This week is a Holy week for Christians of all traditions. As Orthodox Christians move through the solemn liturgies of Holy Thursday, Good Friday and Great and Holy Saturday, Protestant and Catholic sisters and brothers are captivated by the joys and celebration of Easter week – the week of resurrection. Throughout the history of the Church these joys have risen over the atrocities of wars, persecution, and suffering that have characterised the lives of so many of God’s people. Together we hold in tension death and life, pain and joy, despair and hope, the rich tapestry of life which we all negotiate on our journey with Christ.
This year this tapestry of pain and joy is made richer, and so more difficult to bear, by our experience of war in Ukraine, in the heart of Christian Europe, in the mission lands that bear the fruit of the devotion of St Cyril and St Methodius. Our brothers and sisters in Yemen, DR Congo, Syria, Afghanistan, and Ethiopia have known the horrors of war for much longer but every new war reminds us of the eternal sacrifice of the Prince of Peace.
As participants in the Lausanne-Orthodox Initiative (LOI) we are continually learning to live with, indeed even to rejoice in, difference. To know that being Orthodox or Evangelical does not deny our unity in Christ, for there is one Lord, one Saviour, one Jesus Christ and he has only one Body on earth, in the one, holy, catholic and apostolic Church – a broken body, as it was at Calvary, but nevertheless one Body. Within this one Body, we celebrate the diverse ways in which faith in the Lord Jesus Christ has transformed diverse cultures without annihilating their identities and affirmed that we can celebrate diverse national identities within this one Body.
As this new war breeds hatred, violence, and death we celebrate the diversity of nations and cultures that have received the Good News of the Lord Jesus Christ and say with Paul of Tarsus that as there is no Jew or Gentile so also there is no Russian or Ukrainian but one family of God. Hard as it is, we must live with difference, to learn to love the stranger, to sacrifice ourselves for our enemy for these are the ways of Christ.
As LOI we stand in solidarity with every one of our Ukrainian and Russian sisters and brothers, whether Evangelical, Orthodox or those of any other faith tradition or of no faith at all, and we pray daily for peace. We feel the pain of fleeing mothers, of frightened conscript soldiers, of starving grandmothers hiding in basements, of imprisoned anti-war protesters, and we speak against political inaction and any church leaders who affirm rather than condemn the war. But we must do more, we must also work for peace, work against the warmongers and fight for justice. This means resisting evil acts, proclaiming truth to power, and suffering with those who suffer. We stand with the WCC Acting General Secretary, Rev. Prof. Dr Ioan Sauca, who has been part of our LOI fellowship, in asking Patriarch Kirill of Moscow to raise up his voice and speak on behalf of the suffering brothers and sisters in Christ in Ukraine and Russia. We pray that God will guide us through this, our Gethsemane.
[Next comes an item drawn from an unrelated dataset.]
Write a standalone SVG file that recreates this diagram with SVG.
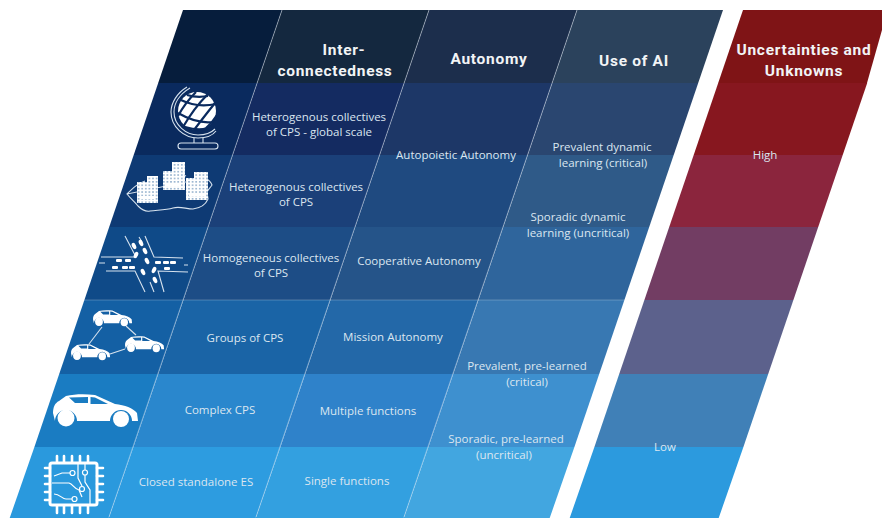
<svg xmlns="http://www.w3.org/2000/svg" width="882" height="518" viewBox="0 0 882 518">
<style>
.t{font-family:"Open Sans","Noto Sans",sans-serif;font-size:11.5px;fill:#dbe6f0;text-anchor:middle}
.h{font-family:"Roboto","Liberation Sans",sans-serif;font-weight:700;font-size:15.5px;letter-spacing:.7px;fill:#f2f4f6;text-anchor:middle}
.g{stroke:#dfe8f2;stroke-width:.8;opacity:.6;fill:none}
.hl{stroke:#dfe8f2;stroke-width:.8;opacity:.35;fill:none}
.w{fill:#fff}
.o{fill:none;stroke:#d6e2ee;stroke-width:1.1}
.s{fill:none;stroke:#fff;stroke-width:1.2}
.r{fill:#fff}
</style>
<defs>
<pattern id="win" width="3.6" height="3.4" patternUnits="userSpaceOnUse"><rect width="3.6" height="3.4" fill="#fff"/><rect x=".9" y="1" width="1.8" height="1.3" fill="#8aa9c9"/></pattern>
<path id="car" fill-rule="evenodd" fill="#fff" d="M2,27 L0,19 C0,13 2,9 6,7 L13,2 C22,0 32,0 42,1 L62,10 C72,11 80,14 84,19 L85,27 L79,27 A11,11 0 0 0 57,27 L24,27 A11,11 0 0 0 2,27 Z M16,3.500 L35,3 L35,9 L22,9 Z M37.500,3 L42,3.500 L55,10 L37.500,10 Z"/>
<g id="fullcar"><use href="#car"/><circle cx="13" cy="24" r="8.500" fill="#fff"/><circle cx="68" cy="25" r="8" fill="#fff"/></g>
</defs>

<g id="bands">
<polygon fill="#061d3c" points="183,10 282,10 257.200,83 158.200,83"/>
<polygon fill="#14283f" points="282,10 429,10 404.200,83 257.200,83"/>
<polygon fill="#1c2e4c" points="429,10 577,10 552.200,83 404.200,83"/>
<polygon fill="#2b425c" points="577,10 723,10 698.200,83 552.200,83"/>
<polygon fill="#0a2a5e" points="158.200,83 257.200,83 232.700,155 133.700,155"/>
<polygon fill="#142b61" points="257.200,83 404.200,83 379.700,155 232.700,155"/>
<polygon fill="#1d3767" points="404.200,83 552.200,83 527.700,155 379.700,155"/>
<polygon fill="#2a4670" points="552.200,83 698.200,83 673.700,155 527.700,155"/>
<polygon fill="#0e3a74" points="133.700,155 232.700,155 208.200,227 109.200,227"/>
<polygon fill="#1b4079" points="232.700,155 379.700,155 355.200,227 208.200,227"/>
<polygon fill="#1f4a80" points="379.700,155 527.700,155 503.200,227 355.200,227"/>
<polygon fill="#2f5a88" points="527.700,155 673.700,155 649.200,227 503.200,227"/>
<polygon fill="#0f4a88" points="109.200,227 208.200,227 183.400,300 84.400,300"/>
<polygon fill="#1d4d86" points="208.200,227 355.200,227 330.400,300 183.400,300"/>
<polygon fill="#255489" points="355.200,227 503.200,227 478.400,300 330.400,300"/>
<polygon fill="#2f659c" points="503.200,227 649.200,227 624.400,300 478.400,300"/>
<polygon fill="#1460a4" points="84.400,300 183.400,300 158.200,374 59.200,374"/>
<polygon fill="#1a64a6" points="183.400,300 330.400,300 305.200,374 158.200,374"/>
<polygon fill="#2368a8" points="330.400,300 478.400,300 453.200,374 305.200,374"/>
<polygon fill="#3878b2" points="478.400,300 624.400,300 599.200,374 453.200,374"/>
<polygon fill="#1a7cc2" points="59.200,374 158.200,374 133.400,447 34.400,447"/>
<polygon fill="#2a87cd" points="158.200,374 305.200,374 280.400,447 133.400,447"/>
<polygon fill="#2f82ca" points="305.200,374 453.200,374 428.400,447 280.400,447"/>
<polygon fill="#3e90cf" points="453.200,374 599.200,374 574.400,447 428.400,447"/>
<polygon fill="#2a99dd" points="34.400,447 133.400,447 108.700,518 9.700,518"/>
<polygon fill="#2d9ce0" points="133.400,447 280.400,447 255.700,518 108.700,518"/>
<polygon fill="#33a0e0" points="280.400,447 428.400,447 403.700,518 255.700,518"/>
<polygon fill="#42a6e0" points="428.400,447 574.400,447 549.700,518 403.700,518"/>
</g>
<g id="uncertainty">
<polygon fill="#7f1416" points="743,10 882,10 882,30 867,83 718.200,83"/>
<polygon fill="#87171f" points="718.200,83 867.200,83 842.700,155 693.700,155"/>
<polygon fill="#8b253d" points="693.700,155 842.700,155 818.200,227 669.200,227"/>
<polygon fill="#723d63" points="669.200,227 818.200,227 793.400,300 644.400,300"/>
<polygon fill="#5c618c" points="644.400,300 793.400,300 768.200,374 619.200,374"/>
<polygon fill="#4080b7" points="619.200,374 768.200,374 743.400,447 594.400,447"/>
<polygon fill="#2c9ade" points="594.400,447 743.400,447 718.700,518 569.700,518"/>
</g>
<g id="connectors">
<line class="g" x1="282" y1="10" x2="109" y2="517"/>
<line class="g" x1="429" y1="10" x2="256" y2="517"/>
<line class="g" x1="577" y1="10" x2="404" y2="517"/>
<line class="hl" x1="84" y1="300" x2="625" y2="300"/>
</g>

<g id="globe">
<circle class="w" cx="197" cy="111" r="19"/>
<g stroke="#0a2a5e" stroke-width="2.200" fill="none">
<path d="M181,100 Q197,108 216,104"/><path d="M178,113 Q197,124 213,122"/><path d="M185,127 Q199,131 207,128"/><path d="M187,95 Q197,98 208,96"/>
<path d="M208,94 Q194,108 183,127"/><path d="M215,103 Q203,118 194,130"/><path d="M196,92 Q185,103 178,116"/><path d="M217,115 Q212,123 206,128"/>
</g>
<path class="o" d="M187,87 C177,93 171,103 171,112 C171,127 184,138 198,138 C206,138 213,135 216,131"/>
<path class="o" d="M190,88 C180,94 174,103 174,112 C174,125 186,135 198,135 C205,135 211,133 215,129"/>
<rect class="o" x="178" y="143" width="40" height="6" rx="3"/>
<path class="o" d="M194,138 L194,143 M203,138 L203,143"/>
</g>

<g id="city">
<path class="o" d="M127,194 C133,188 137,184 145,181 M165,176 C170,173 180,173 186,176 M205,178 C209,180 211,182 212,185 C210,188 208,190 207,192 L208,199 C205,206 200,208 193,209 C186,209 180,206 173,208 C166,210 158,210 150,211 C145,212 141,209 138,206 C134,201 130,198 127,194 Z"/>
<rect x="137" y="182" width="11" height="21" fill="url(#win)"/>
<rect x="147" y="176" width="11" height="27" fill="url(#win)"/>
<rect x="140" y="196" width="15" height="3" fill="#fff"/>
<rect x="163" y="171" width="9" height="19" fill="url(#win)"/>
<rect x="172" y="162" width="13" height="28" fill="url(#win)"/>
<rect x="165" y="183" width="16" height="3" fill="#fff"/>
<rect x="186" y="178" width="8" height="22" fill="url(#win)"/>
<rect x="194" y="172" width="14" height="28" fill="url(#win)"/>
<rect x="189" y="193" width="16" height="3" fill="#fff"/>
</g>

<g id="intersection">
<path class="o" d="M125,236 L136,257 L101,257 M145,236 L154,257 L183,258 M106,271 L135,271 L145,292 M188,272 L158,271 L164,292"/>
<path class="o" d="M99,263 L105,263 M184,265 L188,265 M150,282 L154,292 M139,237 L142,242"/>
<g class="r">
<rect x="116" y="259" width="6" height="3" rx="1"/><rect x="125" y="259" width="6" height="3" rx="1"/><rect x="112" y="266" width="6" height="3" rx="1"/><rect x="122" y="266" width="6" height="3" rx="1"/><rect x="129" y="266" width="6" height="3" rx="1"/>
<rect x="155" y="261" width="6" height="3" rx="1"/><rect x="163" y="261" width="6" height="3" rx="1"/><rect x="170" y="261" width="6" height="3" rx="1"/><rect x="164" y="267" width="6" height="3" rx="1"/>
<ellipse cx="134" cy="246" rx="2" ry="3.400" transform="rotate(-25 134 246)"/><ellipse cx="141" cy="243" rx="2" ry="3.400" transform="rotate(-25 141 243)"/><ellipse cx="145" cy="251" rx="2" ry="3.400" transform="rotate(-25 145 251)"/><ellipse cx="136" cy="255" rx="2" ry="3.400" transform="rotate(25 136 255)"/><ellipse cx="147" cy="261" rx="2" ry="3.400" transform="rotate(-25 147 261)"/><ellipse cx="143" cy="272" rx="2" ry="3.400" transform="rotate(-25 143 272)"/><ellipse cx="154" cy="270" rx="2" ry="3.400" transform="rotate(25 154 270)"/><ellipse cx="155" cy="280" rx="2" ry="3.400" transform="rotate(-25 155 280)"/>
</g>
</g>

<g id="car-group">
<line class="o" x1="102" y1="327" x2="89" y2="344"/><line class="o" x1="126" y1="326" x2="136" y2="335"/><line class="o" x1="110" y1="354" x2="125" y2="349"/>
<use href="#fullcar" transform="translate(93 310) scale(.46 .49)"/>
<use href="#fullcar" transform="translate(125 336) scale(.46 .49)"/>
<use href="#fullcar" transform="translate(71 344) scale(.46 .49)"/>
</g>

<g id="complex-car"><use href="#fullcar" transform="translate(53 394)"/></g>

<g id="chip">
<rect x="50" y="463" width="47" height="42" rx="2" fill="none" stroke="#fff" stroke-width="3"/>
<path stroke="#fff" stroke-width="2.600" fill="none" stroke-linecap="round" d="M57,456 V462 M64,456 V462 M72,456 V462 M80,456 V462 M88,456 V462 M57,506 V513 M64,506 V513 M72,506 V513 M80,506 V513 M88,506 V513 M45,468 H50 M45,476 H50 M45,484 H50 M45,492 H50 M45,500 H50 M97,468 H103 M97,476 H103 M97,484 H103 M97,492 H103 M97,500 H103"/>
<g class="s">
<path d="M54,476 L62,473 H70"/><circle cx="72.500" cy="473" r="2.500"/>
<path d="M52,483 H69 C73,484 74,489 79,490 L82,497"/>
<path d="M54,494 C60,494 62,499 66,499 H72"/><circle cx="74.500" cy="499" r="2.500"/>
<path d="M78,463 V478 L82,486"/><circle cx="82" cy="489" r="2.500"/>
<path d="M85,463 V470"/><circle cx="85" cy="472.500" r="2.500"/>
<path d="M85,475 V482 L90,490 V505"/>
</g>
</g>

<g id="headers">
<text class="h" x="344" y="55">Inter-</text>
<text class="h" x="335" y="76">connectedness</text>
<text class="h" x="489" y="64">Autonomy</text>
<text class="h" x="634" y="66">Use of AI</text>
<text class="h" x="804" y="55">Uncertainties and</text>
<text class="h" x="804" y="76">Unknowns</text>
</g>
<g id="labels">
<text class="t" x="319" y="121">Heterogenous collectives</text><text class="t" x="319" y="136">of CPS - global scale</text>
<text class="t" x="296" y="191">Heterogenous collectives</text><text class="t" x="296" y="206">of CPS</text>
<text class="t" x="271" y="262">Homogeneous collectives</text><text class="t" x="271" y="277">of CPS</text>
<text class="t" x="245" y="342">Groups of CPS</text>
<text class="t" x="220" y="414">Complex CPS</text>
<text class="t" x="196" y="486">Closed standalone ES</text>
<text class="t" x="456" y="159">Autopoietic Autonomy</text>
<text class="t" x="419" y="265">Cooperative Autonomy</text>
<text class="t" x="393" y="341">Mission Autonomy</text>
<text class="t" x="368" y="415">Multiple functions</text>
<text class="t" x="347" y="485">Single functions</text>
<text class="t" x="602" y="151">Prevalent dynamic</text><text class="t" x="603" y="167">learning (critical)</text>
<text class="t" x="578" y="221">Sporadic dynamic</text><text class="t" x="578" y="237">learning (uncritical)</text>
<text class="t" x="527" y="370">Prevalent, pre-learned</text><text class="t" x="527" y="386">(critical)</text>
<text class="t" x="506" y="443">Sporadic, pre-learned</text><text class="t" x="504" y="459">(uncritical)</text>
<text class="t" x="765" y="159">High</text>
<text class="t" x="665" y="451">Low</text>
</g>
</svg>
Our experience within LOI is that those we once regarded as a threat and a challenge to our faith have become our friends, our fellow pilgrims, our closest bonds in the Body of Christ. We do not just love them, we love them for their difference, for the ways in which their tradition complements and completes our own. Our work now is to help others, especially in Russia and Ukraine today, to discover this same unity in transformation, dare we say this same sanctification, which is none other than the gift of God.